Giants storm slumping Dodgers in wee hours
San Francisco sunk Los Angeles 8-6 well after 2 a.m. to extend the Dodgers losing streak to 11 games.
San Francisco sunk Los Angeles 8-6 well after 2 a.m. to extend the Dodgers losing streak to 11 games.
Dozens of vivid bolts of lightning clashed above AT&T Park Monday night, and thunderous rain fell into the late evening. It was an unusual sight for San Franciscans, serving as precedent for weirdness on the field between rival teams in rare fits of panic and despair.
The Dodgers arrived in San Francisco riding a 10-game losing streak, a 15-of-16 skid that’s squished their NL West lead over the Arizona Diamondbacks to 9-1/2 games. The Giants, on the other hand, had to win seven of their final 17 games to avoid losing 100 games for the first time since 1985.
This mid-September series could act as a launching pad for both to avoid historic collapse. Still, the rain fell until 10:50 p.m., with a Chris Stratton strikeout of Curtis Granderson and the national anthem stuck in between.
The Dodgers’ panic ate the Giants’ everlasting downward spiral in one late-night bite, falling 8-6 well after 2 a.m. to extend their losing streak to 11 games and NL West lead to nine games; the same lead that was once 21 games as recent as August 25.
And the Giants are one win closer to avoiding the big 1-0-0. Perhaps the freedom of despair helped more than the wringing grip of panic in a late-night shootout.
Bruce Bochy said before the game that their last two losses against the White Sox were the worst of the season. So he switched Hunter Pence and Denard Span in the lineup to “shake things up.” Span would hit third for the second time in his career.
The shakeup led to an early stake in the game the Giants would never really relinquish. Span hit a two-run splash hit (No. 76) in his three RBI night:
“I made Bochy look like a genius…My whole mentality tonight was eff it.”
Span laughed:
“If only we did that 80 games ago.”
If only just a handful the games this season turned out the kind of production Span and his teammates were able to churn in the wee hours of Tuesday morning. Jarrett Parker shot the Giants’ third run into Brandon Crawford territory, where it bounced on the green and 20 minutes later Hunter Pence hit a 366-foot triple and scored on Joe Panik‘s ground out. The Giants had a 4-0 lead on Kenta Maeda before midnight.

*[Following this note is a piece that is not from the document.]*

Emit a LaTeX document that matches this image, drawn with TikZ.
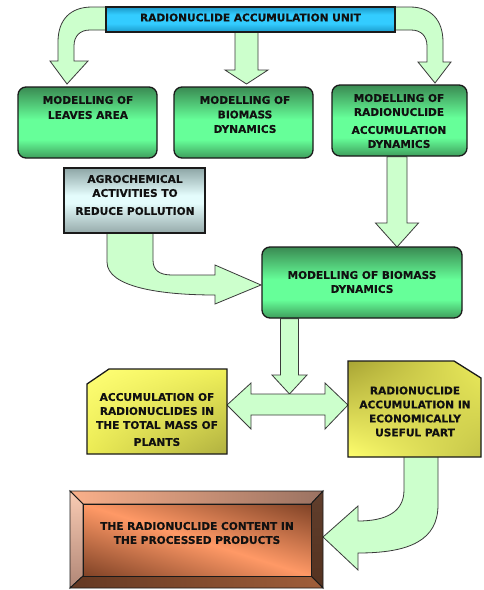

As midnight struck the Dodgers loaded the bases and tied the game on a series of accidental hits and bloops. At 12:20 a.m., Yasiel Puig crushed Kyle Crick‘s mistake slider into the bleachers to give the Dodgers their lead.
Span tied it back up again with his third RBI and at 12:41 a.m. Buster Posey hit an infield single to give the Giants a lead. At 12:54 a.m. Justin Turner hit an RBI double, tying the game up again, and at 1:05 a.m Pence gave the Giants the lead. At 1:33 a.m and Posey got another with a double off the left field wall.
The Giants were relaxed during the near-three-hour delay. Stratton could take a seat after his perfect showing–taken out for the skipper’s fear of injury–and new bullpen arm Ty Blach was ready to go, he’d done this before in a double-header with Triple-A Sacramento:
“I was mentally locked in when they put the tarp on.”
That happened about five times today, by the way. It was a 10 p.m. discussion, Bochy said, that made clear that another game would have to be played Tuesday, Wednesday or Thursday should the game be postponed.
Instead, the team embraced their time together. Span gave Bochy “two long blinks” when he told the team this game would resume to the closer end of 11 p.m., so he took some time to chat with Hunter Pence and Gorkys Hernandez:
“I talked to Gorkys for 45 minutes. Really got to know him well.”
Steven Okert, Cory Gearrin, Hunter Strickland and Sam Dyson kept the Dodgers scoreless through the rest of the night, putting the game down at 2:11 a.m. The once disappointed skipper had regained hope:
“These guys showed a lot of character.”
Up next
Johnny Cueto is slated to face Clayton Kershaw Tuesday night. The Giants will not be taking BP.